Q: What rent should a solo renter expect in Langwarrin? A: A solo renter should not expect a deep supply of neat one-bedroom apartments. Published suburb profiles show the one-bedroom unit median as unavailable or too thin, which is the key signal. In practice, many solo renters will be weighing a room in a share house, a compact unit, or paying extra for a two-bedroom place. The two-bedroom unit marker around $500 per week is often a more useful guide than a missing one-bedroom median, but listings vary sharply by age, parking and condition.
Q: Which parts of Langwarrin are most convenient? A: The most convenient pockets are near Cranbourne-Frankston Road because that corridor gives quicker access to food, shops, buses and east-west driving. Addresses around Northgateway, Southgateway, Potts Road and Warrandyte Road can also work well, depending on the exact commute. Convenience does come with tradeoffs: main-road noise, more vehicle movement, brighter commercial edges and trickier turning at peak times. If you are inspecting, stand outside for five minutes during commute hours and listen before deciding.
Q: Is Langwarrin cheaper than Frankston for renters? A: Not automatically. Langwarrin can look cheaper when comparing space, parking and land, but Frankston has more apartments, stronger train access and more walkable amenities, which changes the value equation. A Langwarrin house or townhouse may be better value for a couple working from home, while a Frankston unit may be better for a solo renter who wants the station and beach-side social options. Compare total weekly cost, including fuel, station parking, ride shares and time, not rent alone.
Q: What is the commute from Langwarrin to Melbourne CBD like? A: The CBD commute is the main compromise. Langwarrin sits well south-east of central Melbourne, and without its own train station the usual pattern is driving or taking a bus to a rail connection, commonly through Frankston-side movements, then continuing by train. For hybrid workers this can be tolerable. For five-day office workers, it can become a serious drain. The suburb makes more sense when your work is in the south-east, on the Peninsula, in health, trades, logistics, education or flexible office roles.
Q: Is Langwarrin social enough for singles? A: It depends on how you socialise. Langwarrin is fine for pub meals, takeaway nights, sport, gyms, dog walks and low-key catch-ups at home. It is not ideal if your social life depends on spontaneous drinks, dense dating options, late kitchens or walking between venues. Singles who already have friends in Frankston, Carrum Downs, Cranbourne, Seaford or the Peninsula will find it workable. Singles trying to plug into inner-Melbourne nightlife from scratch may feel isolated faster than the rent saving justifies.

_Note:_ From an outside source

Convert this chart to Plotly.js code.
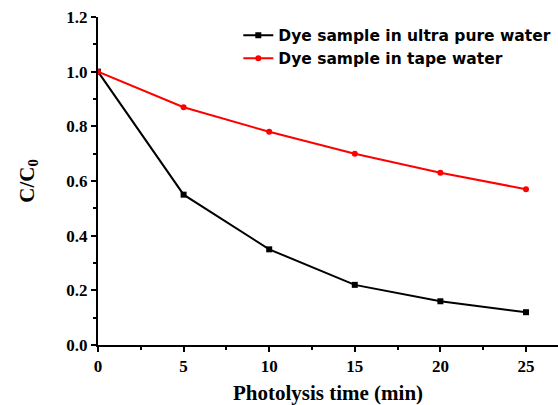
<!DOCTYPE html>
<html><head><meta charset="utf-8">
<script src="https://cdn.plot.ly/plotly-3.0.1.min.js"></script>
<style>html,body{margin:0;padding:0;background:#fff}#c{width:558px;height:405px}</style>
</head><body><div id="c"></div>
<script>
const timeMin = [0, 5, 10, 15, 20, 25];
const ultraPure = [1.0, 0.55, 0.35, 0.22, 0.16, 0.12];
const tapeWater = [1.0, 0.87, 0.78, 0.70, 0.63, 0.57];
const seriesNames = ["Dye sample in ultra pure water", "Dye sample in tape water"];
const xTickLabels = ["0", "5", "10", "15", "20", "25"];
const yTickVals = [0, 0.2, 0.4, 0.6, 0.8, 1.0, 1.2];
const yTickLabels = ["0.0", "0.2", "0.4", "0.6", "0.8", "1.0", "1.2"];

const traces = [
  {x: timeMin, y: ultraPure, name: seriesNames[0], mode: "lines+markers",
   line: {color: "#000000", width: 2}, marker: {symbol: "square", size: 6, color: "#000000"}},
  {x: timeMin, y: tapeWater, name: seriesNames[1], mode: "lines+markers",
   line: {color: "#ff0000", width: 2}, marker: {symbol: "circle", size: 6, color: "#ff0000"}}
];
const serif = "Liberation Serif, Times New Roman, serif";
const tickFont = {family: serif, size: 17, color: "#000", weight: "bold"};
const layout = {
  width: 558, height: 405,
  margin: {l: 98, r: 0, t: 17, b: 60},
  paper_bgcolor: "#fff", plot_bgcolor: "#fff",
  showlegend: true,
  legend: {x: 0.305, xanchor: "left", y: 0.995, yanchor: "top", bgcolor: "rgba(0,0,0,0)",
    font: {family: "DejaVu Sans, sans-serif", size: 15.5, color: "#000", weight: "bold"},
    tracegroupgap: 0},
  xaxis: {range: [0, 26.87], tickvals: timeMin, ticktext: xTickLabels,
    ticks: "outside", ticklen: 5, tickwidth: 2, tickcolor: "#000",
    minor: {dtick: 2.5, tick0: 0, ticks: "outside", ticklen: 3, tickwidth: 2, tickcolor: "#000"},
    showline: true, linecolor: "#000", linewidth: 2, showgrid: false, zeroline: false,
    tickfont: tickFont,
    title: {text: "<b>Photolysis time (min)</b>", font: {family: serif, size: 21, color: "#000"}, standoff: 10}},
  yaxis: {range: [0, 1.2], tickvals: yTickVals, ticktext: yTickLabels,
    ticks: "outside", ticklen: 5, tickwidth: 2, tickcolor: "#000",
    minor: {dtick: 0.1, tick0: 0, ticks: "outside", ticklen: 3, tickwidth: 2, tickcolor: "#000"},
    showline: true, linecolor: "#000", linewidth: 2, showgrid: false, zeroline: false,
    tickfont: tickFont,
    title: {text: "<b>C/C<sub>0</sub></b>", font: {family: serif, size: 21, color: "#000"}, standoff: 26}}
};
Plotly.newPlot("c", traces, layout, {displayModeBar: false, staticPlot: true});
</script></body></html>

Q: What should renters check before signing a lease? A: Check heating and cooling first, because older outer-suburban homes can be expensive to run if insulation is poor. Then check parking rules, visitor parking, garden maintenance, internet quality, phone reception, and road noise from Cranbourne-Frankston Road, Warrandyte Road or McClelland Drive. If the property is a unit or townhouse, ask about bins, shared driveways and body-corporate expectations. Also test the commute in real conditions. A property can look calm at midday and feel completely different at 8:00 am.
Q: Is Langwarrin better for couples than solo renters? A: Yes, generally. Couples can use Langwarrin’s strengths more efficiently because splitting rent on a two-bedroom unit, townhouse or small house turns the extra space into value rather than waste. A second bedroom can become an office, guest room or storage space, and two incomes make car costs less punishing. Solo renters can still make Langwarrin work, especially with a pet or remote-work setup, but the lack of a strong one-bedroom apartment market means they may pay for more dwelling than they truly need.